Привезли и поставили против Академии художеств сфинксы, те самые, которые стоят неподвижно и теперь. Тогдашнего президента Академии Оленина давно смущало желание написать что-нибудь на них. Бог уже знает, что именно его тревожило – желание ли видеть произведение своего ума на камнях, изощренных древними надписями, другая ли была на это какая причина, – только в один прекрасный день на сфинксах появилась биография их, очень неловко составленная в литературном отношении и начинавшаяся словами: «Сии огромные сфинксы…»
Надо заметить, что сам Оленин был маленького роста.

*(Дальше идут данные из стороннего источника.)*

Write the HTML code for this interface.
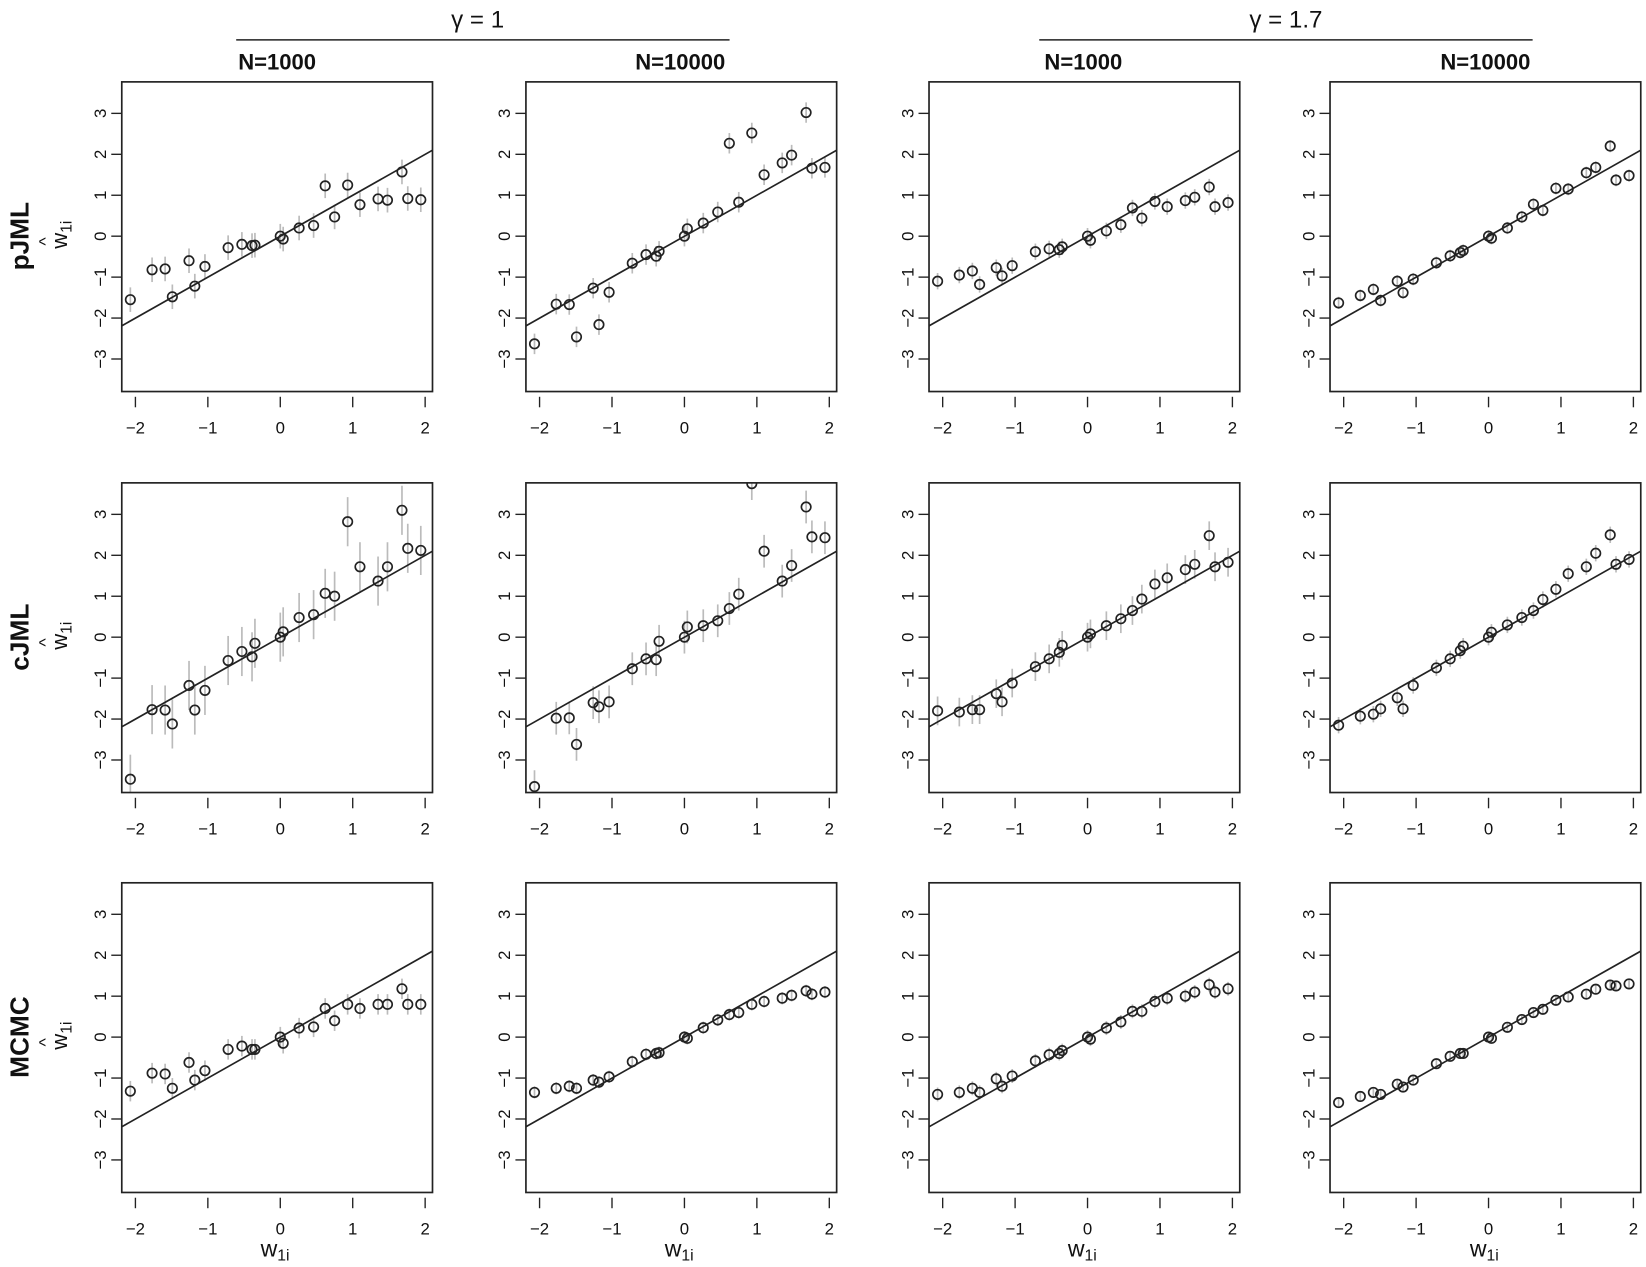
<!DOCTYPE html>
<html><head><meta charset="utf-8"><style>
html,body{margin:0;padding:0;background:#fff}
svg{display:block}
text{font-family:"Liberation Sans",Arial,sans-serif;fill:#111}
</style></head><body>
<svg id="s" width="1646" height="1267" viewBox="0 0 1568 1207" preserveAspectRatio="none" xmlns="http://www.w3.org/2000/svg">
<rect width="1568" height="1207" fill="#fff"/>
<text x="455" y="26" font-size="23" text-anchor="middle">γ = 1</text>
<line x1="225" y1="38" x2="695" y2="38" stroke="#222" stroke-width="1.5"/>
<text x="1225" y="26" font-size="23" text-anchor="middle">γ = 1.7</text>
<line x1="990" y1="38" x2="1460" y2="38" stroke="#222" stroke-width="1.5"/>
<text x="264" y="66" font-size="21" font-weight="bold" text-anchor="middle">N=1000</text>
<text x="648" y="66" font-size="21" font-weight="bold" text-anchor="middle">N=10000</text>
<text x="1032" y="66" font-size="21" font-weight="bold" text-anchor="middle">N=1000</text>
<text x="1415" y="66" font-size="21" font-weight="bold" text-anchor="middle">N=10000</text>

<text transform="translate(27,225) rotate(-90)" font-size="25" font-weight="bold" text-anchor="middle">pJML</text>
<text transform="translate(27,607) rotate(-90)" font-size="25" font-weight="bold" text-anchor="middle">cJML</text>
<text transform="translate(27,988) rotate(-90)" font-size="25" font-weight="bold" text-anchor="middle">MCMC</text>

<g transform="translate(64,225) rotate(-90)"><text x="-12" y="0" font-size="21">w<tspan font-size="15" dy="4">1i</tspan></text><text x="-9" y="-15" font-size="17">^</text></g>
<g transform="translate(64,607) rotate(-90)"><text x="-12" y="0" font-size="21">w<tspan font-size="15" dy="4">1i</tspan></text><text x="-9" y="-15" font-size="17">^</text></g>
<g transform="translate(64,988) rotate(-90)"><text x="-12" y="0" font-size="21">w<tspan font-size="15" dy="4">1i</tspan></text><text x="-9" y="-15" font-size="17">^</text></g>

<text x="262" y="1197" font-size="22" text-anchor="middle">w<tspan font-size="15" dy="4">1i</tspan></text>
<text x="647" y="1197" font-size="22" text-anchor="middle">w<tspan font-size="15" dy="4">1i</tspan></text>
<text x="1031" y="1197" font-size="22" text-anchor="middle">w<tspan font-size="15" dy="4">1i</tspan></text>
<text x="1414" y="1197" font-size="22" text-anchor="middle">w<tspan font-size="15" dy="4">1i</tspan></text>
</svg>
<script>
var s=document.getElementById('s'),NS='http://www.w3.org/2000/svg';
function el(n,a,p){var e=document.createElementNS(NS,n);for(var k in a)e.setAttribute(k,a[k]);(p||s).appendChild(e);return e;}
var X=[-2.07,-1.77,-1.59,-1.49,-1.26,-1.18,-1.04,-0.72,-0.53,-0.39,-0.35,0,0.04,0.26,0.46,0.62,0.75,0.93,1.1,1.35,1.48,1.68,1.76,1.94];
var D=[
[[-1.55,-0.82,-0.80,-1.48,-0.6,-1.22,-0.74,-0.28,-0.2,-0.23,-0.22,0,-0.07,0.2,0.26,1.23,0.47,1.25,0.77,0.91,0.88,1.57,0.92,0.89],0.3],
[[-2.63,-1.66,-1.67,-2.46,-1.27,-2.16,-1.37,-0.66,-0.45,-0.49,-0.37,0,0.18,0.32,0.59,2.27,0.83,2.52,1.5,1.79,1.98,3.02,1.66,1.68],0.25],
[[-1.1,-0.95,-0.85,-1.18,-0.77,-0.97,-0.72,-0.38,-0.31,-0.33,-0.26,0,-0.1,0.13,0.28,0.69,0.44,0.85,0.72,0.87,0.95,1.2,0.72,0.82],0.2],
[[-1.63,-1.45,-1.3,-1.57,-1.1,-1.38,-1.05,-0.65,-0.48,-0.4,-0.35,0,-0.05,0.2,0.47,0.78,0.63,1.17,1.15,1.55,1.68,2.2,1.37,1.48],0.15],
[[-3.47,-1.77,-1.78,-2.12,-1.18,-1.78,-1.3,-0.57,-0.35,-0.48,-0.15,0,0.13,0.48,0.55,1.07,1.0,2.82,1.72,1.37,1.72,3.1,2.17,2.12],0.6],
[[-3.65,-1.98,-1.97,-2.62,-1.6,-1.7,-1.58,-0.77,-0.53,-0.55,-0.1,0,0.25,0.28,0.4,0.7,1.05,3.75,2.1,1.37,1.75,3.18,2.45,2.43],0.4],
[[-1.8,-1.83,-1.77,-1.77,-1.38,-1.58,-1.12,-0.72,-0.53,-0.37,-0.2,0,0.08,0.28,0.45,0.65,0.93,1.3,1.45,1.65,1.78,2.48,1.72,1.83],0.35],
[[-2.15,-1.93,-1.88,-1.75,-1.48,-1.75,-1.18,-0.75,-0.53,-0.33,-0.22,0,0.12,0.3,0.48,0.65,0.92,1.17,1.55,1.72,2.05,2.5,1.78,1.9],0.2],
[[-1.32,-0.88,-0.9,-1.25,-0.62,-1.05,-0.82,-0.3,-0.22,-0.3,-0.3,0,-0.15,0.22,0.25,0.7,0.4,0.8,0.7,0.8,0.8,1.18,0.8,0.8],0.25],
[[-1.35,-1.25,-1.2,-1.25,-1.05,-1.1,-0.97,-0.6,-0.42,-0.4,-0.38,0,-0.03,0.23,0.42,0.55,0.6,0.8,0.87,0.95,1.02,1.13,1.05,1.1],0.15],
[[-1.4,-1.35,-1.25,-1.35,-1.02,-1.2,-0.95,-0.58,-0.43,-0.4,-0.33,0,-0.05,0.22,0.37,0.63,0.63,0.87,0.95,1.0,1.1,1.28,1.1,1.18],0.17],
[[-1.6,-1.45,-1.35,-1.4,-1.15,-1.22,-1.05,-0.65,-0.47,-0.4,-0.4,0,-0.03,0.24,0.43,0.6,0.68,0.9,0.98,1.05,1.17,1.27,1.25,1.3],0.12]];
var L=[116,501,885,1267],T=[78,460,841],W=296,H=295;
for(var r=0;r<3;r++)for(var c=0;c<4;c++){
 var g=el('g',{transform:'translate('+L[c]+','+T[r]+')'});
 var cp='cp'+r+c;var cl=el('clipPath',{id:cp},g);el('rect',{x:0,y:0,width:W,height:H},cl);
 var d=D[r*4+c],pts=el('g',{'clip-path':'url(#'+cp+')'},g);
 for(var i=0;i<X.length;i++){var px=151+69*X[i],py=147-39*d[0][i],e=d[1]*39;
  el('line',{x1:px,y1:py-e,x2:px,y2:py+e,stroke:'#bbb','stroke-width':1.6},pts);}
 el('line',{x1:0,y1:147+2.19*39,x2:W,y2:147-2.1*39,stroke:'#222','stroke-width':1.6},pts);
 for(var i=0;i<X.length;i++){var px=151+69*X[i],py=147-39*d[0][i];
  el('circle',{cx:px,cy:py,r:4.5,fill:'none',stroke:'#222','stroke-width':1.6},pts);}
 el('rect',{x:0,y:0,width:W,height:H,fill:'none',stroke:'#222','stroke-width':1.6},g);
 for(var v=-3;v<=3;v++){var y=147-39*v;el('line',{x1:-10,y1:y,x2:0,y2:y,stroke:'#222','stroke-width':1.3},g);}
 for(var v=-2;v<=2;v++){var x=151+69*v;el('line',{x1:x,y1:H+5,x2:x,y2:H+15,stroke:'#222','stroke-width':1.3},g);}
}
</script>
<svg width="1646" height="1267" viewBox="0 0 1568 1207" preserveAspectRatio="none" style="position:absolute;left:0;top:0" xmlns="http://www.w3.org/2000/svg">
<g font-size="16" font-family="Liberation Sans, sans-serif" fill="#111">
<g transform="translate(116,78)"><g text-anchor="middle"><text transform="translate(-15,30) rotate(-90)">3</text><text transform="translate(-15,69) rotate(-90)">2</text><text transform="translate(-15,108) rotate(-90)">1</text><text transform="translate(-15,147) rotate(-90)">0</text><text transform="translate(-15,186) rotate(-90)">−1</text><text transform="translate(-15,225) rotate(-90)">−2</text><text transform="translate(-15,264) rotate(-90)">−3</text><text x="13" y="335">−2</text><text x="82" y="335">−1</text><text x="151" y="335">0</text><text x="220" y="335">1</text><text x="289" y="335">2</text></g></g>
<g transform="translate(501,78)"><g text-anchor="middle"><text transform="translate(-15,30) rotate(-90)">3</text><text transform="translate(-15,69) rotate(-90)">2</text><text transform="translate(-15,108) rotate(-90)">1</text><text transform="translate(-15,147) rotate(-90)">0</text><text transform="translate(-15,186) rotate(-90)">−1</text><text transform="translate(-15,225) rotate(-90)">−2</text><text transform="translate(-15,264) rotate(-90)">−3</text><text x="13" y="335">−2</text><text x="82" y="335">−1</text><text x="151" y="335">0</text><text x="220" y="335">1</text><text x="289" y="335">2</text></g></g>
<g transform="translate(885,78)"><g text-anchor="middle"><text transform="translate(-15,30) rotate(-90)">3</text><text transform="translate(-15,69) rotate(-90)">2</text><text transform="translate(-15,108) rotate(-90)">1</text><text transform="translate(-15,147) rotate(-90)">0</text><text transform="translate(-15,186) rotate(-90)">−1</text><text transform="translate(-15,225) rotate(-90)">−2</text><text transform="translate(-15,264) rotate(-90)">−3</text><text x="13" y="335">−2</text><text x="82" y="335">−1</text><text x="151" y="335">0</text><text x="220" y="335">1</text><text x="289" y="335">2</text></g></g>
<g transform="translate(1267,78)"><g text-anchor="middle"><text transform="translate(-15,30) rotate(-90)">3</text><text transform="translate(-15,69) rotate(-90)">2</text><text transform="translate(-15,108) rotate(-90)">1</text><text transform="translate(-15,147) rotate(-90)">0</text><text transform="translate(-15,186) rotate(-90)">−1</text><text transform="translate(-15,225) rotate(-90)">−2</text><text transform="translate(-15,264) rotate(-90)">−3</text><text x="13" y="335">−2</text><text x="82" y="335">−1</text><text x="151" y="335">0</text><text x="220" y="335">1</text><text x="289" y="335">2</text></g></g>
<g transform="translate(116,460)"><g text-anchor="middle"><text transform="translate(-15,30) rotate(-90)">3</text><text transform="translate(-15,69) rotate(-90)">2</text><text transform="translate(-15,108) rotate(-90)">1</text><text transform="translate(-15,147) rotate(-90)">0</text><text transform="translate(-15,186) rotate(-90)">−1</text><text transform="translate(-15,225) rotate(-90)">−2</text><text transform="translate(-15,264) rotate(-90)">−3</text><text x="13" y="335">−2</text><text x="82" y="335">−1</text><text x="151" y="335">0</text><text x="220" y="335">1</text><text x="289" y="335">2</text></g></g>
<g transform="translate(501,460)"><g text-anchor="middle"><text transform="translate(-15,30) rotate(-90)">3</text><text transform="translate(-15,69) rotate(-90)">2</text><text transform="translate(-15,108) rotate(-90)">1</text><text transform="translate(-15,147) rotate(-90)">0</text><text transform="translate(-15,186) rotate(-90)">−1</text><text transform="translate(-15,225) rotate(-90)">−2</text><text transform="translate(-15,264) rotate(-90)">−3</text><text x="13" y="335">−2</text><text x="82" y="335">−1</text><text x="151" y="335">0</text><text x="220" y="335">1</text><text x="289" y="335">2</text></g></g>
<g transform="translate(885,460)"><g text-anchor="middle"><text transform="translate(-15,30) rotate(-90)">3</text><text transform="translate(-15,69) rotate(-90)">2</text><text transform="translate(-15,108) rotate(-90)">1</text><text transform="translate(-15,147) rotate(-90)">0</text><text transform="translate(-15,186) rotate(-90)">−1</text><text transform="translate(-15,225) rotate(-90)">−2</text><text transform="translate(-15,264) rotate(-90)">−3</text><text x="13" y="335">−2</text><text x="82" y="335">−1</text><text x="151" y="335">0</text><text x="220" y="335">1</text><text x="289" y="335">2</text></g></g>
<g transform="translate(1267,460)"><g text-anchor="middle"><text transform="translate(-15,30) rotate(-90)">3</text><text transform="translate(-15,69) rotate(-90)">2</text><text transform="translate(-15,108) rotate(-90)">1</text><text transform="translate(-15,147) rotate(-90)">0</text><text transform="translate(-15,186) rotate(-90)">−1</text><text transform="translate(-15,225) rotate(-90)">−2</text><text transform="translate(-15,264) rotate(-90)">−3</text><text x="13" y="335">−2</text><text x="82" y="335">−1</text><text x="151" y="335">0</text><text x="220" y="335">1</text><text x="289" y="335">2</text></g></g>
<g transform="translate(116,841)"><g text-anchor="middle"><text transform="translate(-15,30) rotate(-90)">3</text><text transform="translate(-15,69) rotate(-90)">2</text><text transform="translate(-15,108) rotate(-90)">1</text><text transform="translate(-15,147) rotate(-90)">0</text><text transform="translate(-15,186) rotate(-90)">−1</text><text transform="translate(-15,225) rotate(-90)">−2</text><text transform="translate(-15,264) rotate(-90)">−3</text><text x="13" y="335">−2</text><text x="82" y="335">−1</text><text x="151" y="335">0</text><text x="220" y="335">1</text><text x="289" y="335">2</text></g></g>
<g transform="translate(501,841)"><g text-anchor="middle"><text transform="translate(-15,30) rotate(-90)">3</text><text transform="translate(-15,69) rotate(-90)">2</text><text transform="translate(-15,108) rotate(-90)">1</text><text transform="translate(-15,147) rotate(-90)">0</text><text transform="translate(-15,186) rotate(-90)">−1</text><text transform="translate(-15,225) rotate(-90)">−2</text><text transform="translate(-15,264) rotate(-90)">−3</text><text x="13" y="335">−2</text><text x="82" y="335">−1</text><text x="151" y="335">0</text><text x="220" y="335">1</text><text x="289" y="335">2</text></g></g>
<g transform="translate(885,841)"><g text-anchor="middle"><text transform="translate(-15,30) rotate(-90)">3</text><text transform="translate(-15,69) rotate(-90)">2</text><text transform="translate(-15,108) rotate(-90)">1</text><text transform="translate(-15,147) rotate(-90)">0</text><text transform="translate(-15,186) rotate(-90)">−1</text><text transform="translate(-15,225) rotate(-90)">−2</text><text transform="translate(-15,264) rotate(-90)">−3</text><text x="13" y="335">−2</text><text x="82" y="335">−1</text><text x="151" y="335">0</text><text x="220" y="335">1</text><text x="289" y="335">2</text></g></g>
<g transform="translate(1267,841)"><g text-anchor="middle"><text transform="translate(-15,30) rotate(-90)">3</text><text transform="translate(-15,69) rotate(-90)">2</text><text transform="translate(-15,108) rotate(-90)">1</text><text transform="translate(-15,147) rotate(-90)">0</text><text transform="translate(-15,186) rotate(-90)">−1</text><text transform="translate(-15,225) rotate(-90)">−2</text><text transform="translate(-15,264) rotate(-90)">−3</text><text x="13" y="335">−2</text><text x="82" y="335">−1</text><text x="151" y="335">0</text><text x="220" y="335">1</text><text x="289" y="335">2</text></g></g>
</g>
</svg>
</body></html>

Прошло сколько-то времени. Удивительная надпись на сфинксах сделалась всем известною и много вызвала улыбок. Привозят из Италии картину Брюллова «Последний день Помпеи». Все знавшие художника литераторы, артисты и члены Академии задумали встретить это событие обедом в залах Академии. Собрались и ждут. Был в числе приглашенных и Греч, усевшийся где-то на окне или у окна. Тогдашний конференц-секретарь Академии В. И. Григорович, когда все уже было готово, стал звать идти в обеденную залу. Все засуетились, встали со своих мест – кому же идти вперед? Один Греч, спокойно сидевший все время на своем окне, указывая пальцем на Оленина, ответил Григоровичу: «Да пусть нас ведут туда сии огромные сфинксы».
Общий хохот покрыл эту остроту. Оленин, человек, впрочем, весьма почтенный, кажется, тогда, не шутя, обиделся.